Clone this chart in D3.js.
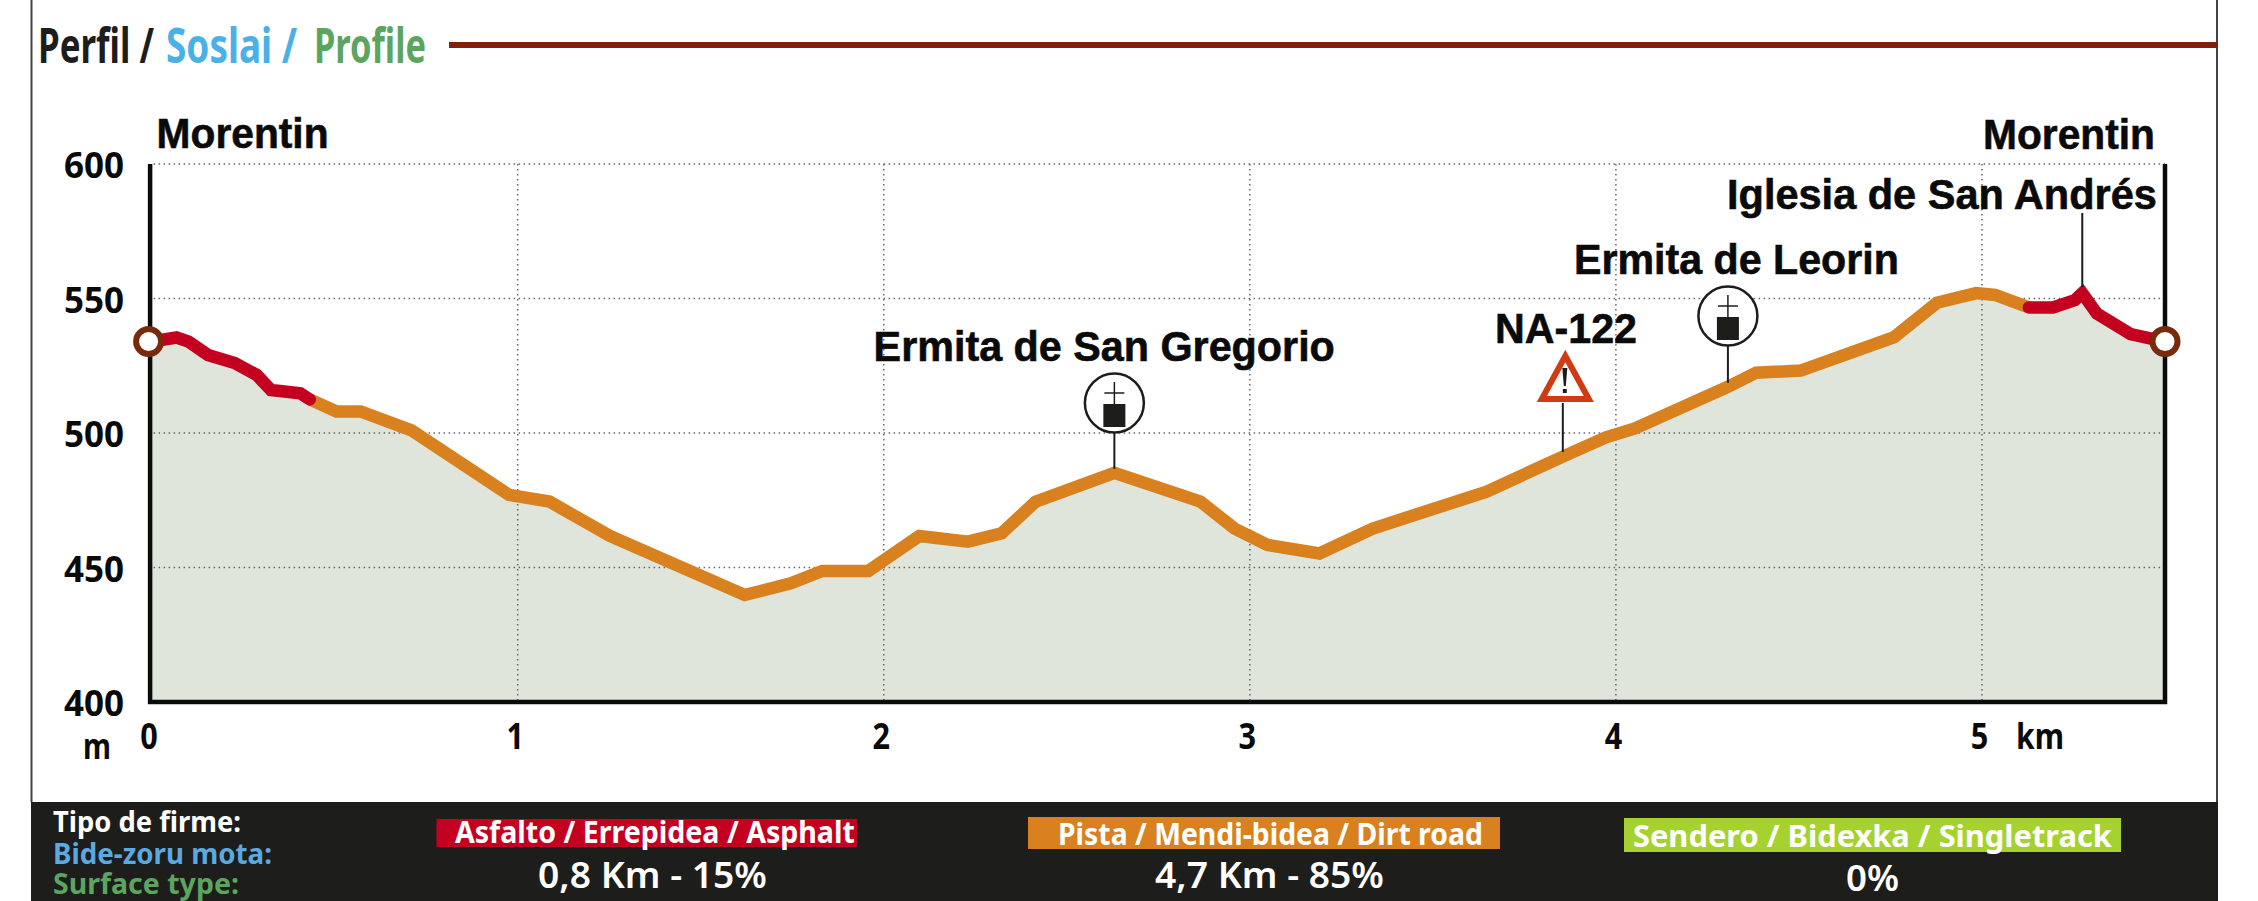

####

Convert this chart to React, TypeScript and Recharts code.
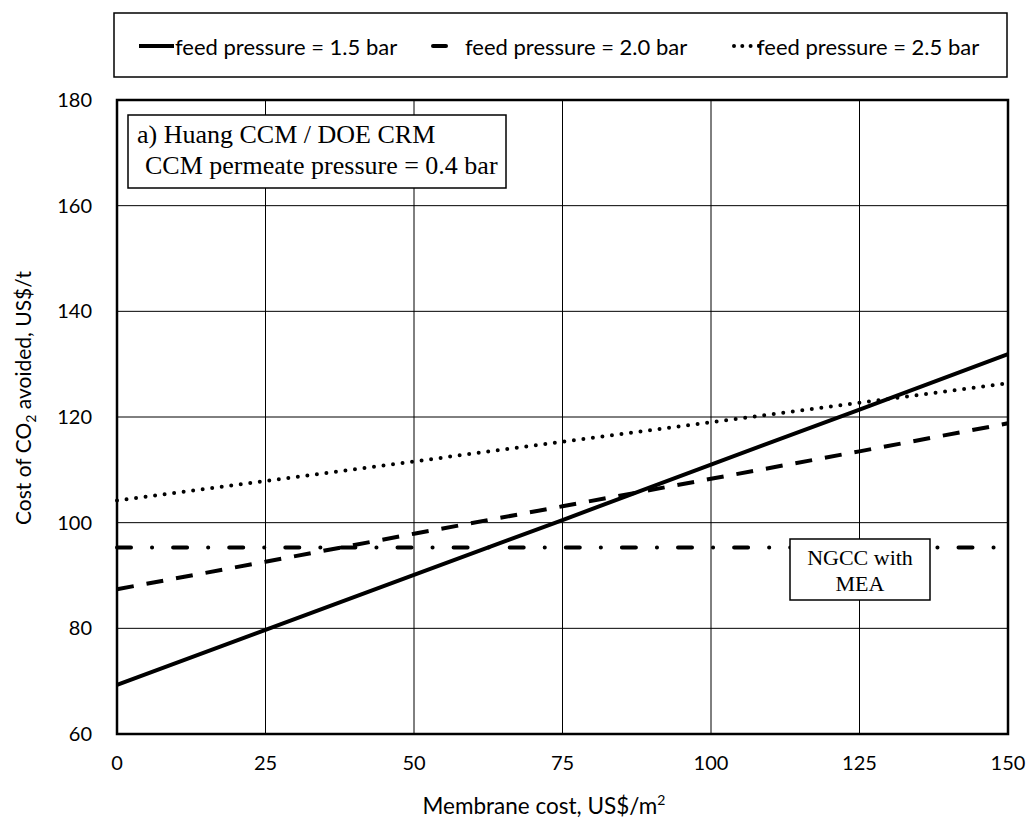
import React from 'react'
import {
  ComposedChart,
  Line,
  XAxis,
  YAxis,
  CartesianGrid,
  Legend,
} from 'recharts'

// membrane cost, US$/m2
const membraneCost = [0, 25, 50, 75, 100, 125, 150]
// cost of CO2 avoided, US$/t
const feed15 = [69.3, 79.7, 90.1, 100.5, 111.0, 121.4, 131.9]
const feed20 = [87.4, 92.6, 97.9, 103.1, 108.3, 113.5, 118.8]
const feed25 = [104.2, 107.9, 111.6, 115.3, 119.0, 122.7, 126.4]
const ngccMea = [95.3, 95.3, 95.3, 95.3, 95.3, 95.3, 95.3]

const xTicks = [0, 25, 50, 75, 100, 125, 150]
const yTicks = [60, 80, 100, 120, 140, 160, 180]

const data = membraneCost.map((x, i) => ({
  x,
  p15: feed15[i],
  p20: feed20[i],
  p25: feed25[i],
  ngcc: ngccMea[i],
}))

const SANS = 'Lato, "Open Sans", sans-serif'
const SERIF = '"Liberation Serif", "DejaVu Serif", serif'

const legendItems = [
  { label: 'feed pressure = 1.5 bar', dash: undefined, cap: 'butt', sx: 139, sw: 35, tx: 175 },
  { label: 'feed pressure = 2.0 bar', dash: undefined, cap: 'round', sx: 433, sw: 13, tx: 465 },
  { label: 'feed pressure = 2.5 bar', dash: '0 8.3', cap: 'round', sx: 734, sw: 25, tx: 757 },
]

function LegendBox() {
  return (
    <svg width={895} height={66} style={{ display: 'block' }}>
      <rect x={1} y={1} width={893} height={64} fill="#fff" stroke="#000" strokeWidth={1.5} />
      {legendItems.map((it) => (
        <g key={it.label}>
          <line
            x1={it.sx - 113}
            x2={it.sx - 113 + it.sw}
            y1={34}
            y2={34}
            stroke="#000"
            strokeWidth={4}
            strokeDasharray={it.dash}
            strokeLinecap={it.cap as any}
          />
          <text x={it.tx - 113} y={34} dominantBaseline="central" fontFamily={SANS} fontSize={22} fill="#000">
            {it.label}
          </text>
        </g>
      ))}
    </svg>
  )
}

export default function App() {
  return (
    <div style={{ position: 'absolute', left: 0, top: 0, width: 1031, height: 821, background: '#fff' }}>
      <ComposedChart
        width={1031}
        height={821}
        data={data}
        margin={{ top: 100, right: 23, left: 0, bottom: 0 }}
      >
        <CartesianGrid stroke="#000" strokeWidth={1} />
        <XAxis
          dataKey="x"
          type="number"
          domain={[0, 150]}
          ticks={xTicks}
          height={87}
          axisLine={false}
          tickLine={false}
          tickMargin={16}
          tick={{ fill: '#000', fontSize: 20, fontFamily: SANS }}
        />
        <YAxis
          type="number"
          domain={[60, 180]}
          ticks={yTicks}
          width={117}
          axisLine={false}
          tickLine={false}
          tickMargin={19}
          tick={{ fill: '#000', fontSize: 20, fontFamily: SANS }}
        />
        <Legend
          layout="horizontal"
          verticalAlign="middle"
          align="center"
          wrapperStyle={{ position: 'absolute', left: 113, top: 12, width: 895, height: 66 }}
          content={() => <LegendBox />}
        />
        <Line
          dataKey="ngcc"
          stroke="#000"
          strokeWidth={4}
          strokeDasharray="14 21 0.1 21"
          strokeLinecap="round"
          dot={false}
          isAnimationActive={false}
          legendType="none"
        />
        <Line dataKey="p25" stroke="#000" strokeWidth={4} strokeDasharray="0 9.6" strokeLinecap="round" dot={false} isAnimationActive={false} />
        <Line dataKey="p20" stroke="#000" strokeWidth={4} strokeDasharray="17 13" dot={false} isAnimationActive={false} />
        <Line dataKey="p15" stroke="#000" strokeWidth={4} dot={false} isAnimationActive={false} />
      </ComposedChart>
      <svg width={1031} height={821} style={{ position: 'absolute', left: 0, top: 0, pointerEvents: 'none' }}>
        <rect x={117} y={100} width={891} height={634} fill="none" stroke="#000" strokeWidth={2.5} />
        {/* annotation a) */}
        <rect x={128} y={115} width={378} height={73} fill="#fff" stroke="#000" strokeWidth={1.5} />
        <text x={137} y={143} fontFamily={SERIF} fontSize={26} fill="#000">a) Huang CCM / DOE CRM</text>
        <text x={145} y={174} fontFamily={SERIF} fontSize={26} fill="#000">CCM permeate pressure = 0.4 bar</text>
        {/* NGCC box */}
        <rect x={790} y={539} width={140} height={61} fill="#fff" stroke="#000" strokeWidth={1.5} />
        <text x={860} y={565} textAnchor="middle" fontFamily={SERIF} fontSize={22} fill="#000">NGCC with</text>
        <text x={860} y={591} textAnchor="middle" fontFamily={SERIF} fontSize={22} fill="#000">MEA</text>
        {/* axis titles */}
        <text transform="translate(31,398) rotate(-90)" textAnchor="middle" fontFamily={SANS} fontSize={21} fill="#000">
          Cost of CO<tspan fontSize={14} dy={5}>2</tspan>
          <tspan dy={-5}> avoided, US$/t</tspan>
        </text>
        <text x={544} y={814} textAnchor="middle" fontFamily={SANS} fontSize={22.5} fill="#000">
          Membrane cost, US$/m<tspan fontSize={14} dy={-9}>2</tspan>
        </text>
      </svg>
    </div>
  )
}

####

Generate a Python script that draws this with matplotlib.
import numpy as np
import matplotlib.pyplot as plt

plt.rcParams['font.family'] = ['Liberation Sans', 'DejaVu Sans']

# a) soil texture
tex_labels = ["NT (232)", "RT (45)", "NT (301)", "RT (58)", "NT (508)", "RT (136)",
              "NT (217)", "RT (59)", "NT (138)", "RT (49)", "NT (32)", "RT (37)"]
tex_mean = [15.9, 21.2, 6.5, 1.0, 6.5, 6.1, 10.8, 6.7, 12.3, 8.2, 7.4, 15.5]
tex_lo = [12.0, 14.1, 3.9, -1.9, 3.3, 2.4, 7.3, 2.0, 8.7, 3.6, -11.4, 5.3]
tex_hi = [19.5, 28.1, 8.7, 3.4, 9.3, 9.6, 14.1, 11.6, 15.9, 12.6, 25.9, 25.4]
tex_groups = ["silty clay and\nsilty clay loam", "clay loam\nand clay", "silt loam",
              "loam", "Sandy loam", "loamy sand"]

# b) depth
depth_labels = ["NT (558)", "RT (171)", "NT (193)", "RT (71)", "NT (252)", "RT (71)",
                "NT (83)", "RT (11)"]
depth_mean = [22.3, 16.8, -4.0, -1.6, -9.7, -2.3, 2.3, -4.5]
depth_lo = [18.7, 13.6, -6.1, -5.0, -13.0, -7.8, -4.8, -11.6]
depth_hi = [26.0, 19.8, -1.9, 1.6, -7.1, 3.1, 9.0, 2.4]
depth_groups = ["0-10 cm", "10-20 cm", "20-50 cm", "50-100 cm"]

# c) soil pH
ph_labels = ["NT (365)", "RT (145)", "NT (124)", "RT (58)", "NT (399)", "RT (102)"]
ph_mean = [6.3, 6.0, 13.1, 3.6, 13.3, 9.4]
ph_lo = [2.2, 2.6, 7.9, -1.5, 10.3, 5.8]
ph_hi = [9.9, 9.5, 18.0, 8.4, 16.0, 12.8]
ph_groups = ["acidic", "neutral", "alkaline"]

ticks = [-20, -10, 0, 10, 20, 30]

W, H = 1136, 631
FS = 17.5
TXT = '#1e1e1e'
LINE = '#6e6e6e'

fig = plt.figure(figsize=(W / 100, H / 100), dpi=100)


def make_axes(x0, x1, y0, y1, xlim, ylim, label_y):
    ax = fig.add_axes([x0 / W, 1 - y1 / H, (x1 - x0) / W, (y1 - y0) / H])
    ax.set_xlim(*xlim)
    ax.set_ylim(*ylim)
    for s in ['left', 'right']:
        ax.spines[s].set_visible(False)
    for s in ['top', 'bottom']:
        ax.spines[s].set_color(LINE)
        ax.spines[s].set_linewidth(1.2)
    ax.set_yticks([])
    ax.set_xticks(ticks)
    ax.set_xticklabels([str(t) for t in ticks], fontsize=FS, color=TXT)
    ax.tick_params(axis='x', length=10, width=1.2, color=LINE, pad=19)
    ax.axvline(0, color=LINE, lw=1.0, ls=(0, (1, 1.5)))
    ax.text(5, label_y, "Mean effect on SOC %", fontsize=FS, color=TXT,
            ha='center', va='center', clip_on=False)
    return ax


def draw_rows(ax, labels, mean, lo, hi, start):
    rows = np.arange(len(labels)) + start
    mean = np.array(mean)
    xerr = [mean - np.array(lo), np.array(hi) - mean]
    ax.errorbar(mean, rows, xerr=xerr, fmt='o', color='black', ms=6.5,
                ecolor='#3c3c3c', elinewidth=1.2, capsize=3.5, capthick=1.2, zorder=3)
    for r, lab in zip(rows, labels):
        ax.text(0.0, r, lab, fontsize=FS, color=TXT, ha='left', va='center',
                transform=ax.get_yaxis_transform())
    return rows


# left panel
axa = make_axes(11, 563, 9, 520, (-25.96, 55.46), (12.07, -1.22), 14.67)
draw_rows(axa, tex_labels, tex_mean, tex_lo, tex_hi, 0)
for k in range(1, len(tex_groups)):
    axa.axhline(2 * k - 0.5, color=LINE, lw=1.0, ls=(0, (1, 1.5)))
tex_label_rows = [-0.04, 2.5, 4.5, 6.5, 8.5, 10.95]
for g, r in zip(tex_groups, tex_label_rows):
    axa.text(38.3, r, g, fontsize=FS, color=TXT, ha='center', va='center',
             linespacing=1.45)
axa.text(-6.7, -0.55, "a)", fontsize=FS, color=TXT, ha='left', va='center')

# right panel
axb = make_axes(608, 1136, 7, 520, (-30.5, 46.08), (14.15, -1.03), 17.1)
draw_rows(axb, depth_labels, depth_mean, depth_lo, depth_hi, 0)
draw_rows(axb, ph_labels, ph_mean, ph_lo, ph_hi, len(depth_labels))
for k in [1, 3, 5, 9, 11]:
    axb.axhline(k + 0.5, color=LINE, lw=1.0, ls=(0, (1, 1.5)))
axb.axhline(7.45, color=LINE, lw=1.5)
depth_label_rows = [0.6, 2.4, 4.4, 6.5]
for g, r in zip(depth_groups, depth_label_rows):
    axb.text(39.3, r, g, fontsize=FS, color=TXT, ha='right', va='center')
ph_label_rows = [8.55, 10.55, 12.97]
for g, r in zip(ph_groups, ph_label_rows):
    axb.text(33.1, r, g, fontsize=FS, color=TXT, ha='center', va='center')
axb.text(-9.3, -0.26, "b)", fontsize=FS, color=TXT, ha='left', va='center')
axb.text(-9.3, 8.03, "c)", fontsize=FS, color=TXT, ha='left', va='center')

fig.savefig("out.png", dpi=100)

####

> INSTRUCTIONS FOR THE TASK:
Gather every line from the entries above where the word "React" appears, and copy them.

> TASK ANSWER:
Convert this chart to React, TypeScript and Recharts code.
import React from 'react'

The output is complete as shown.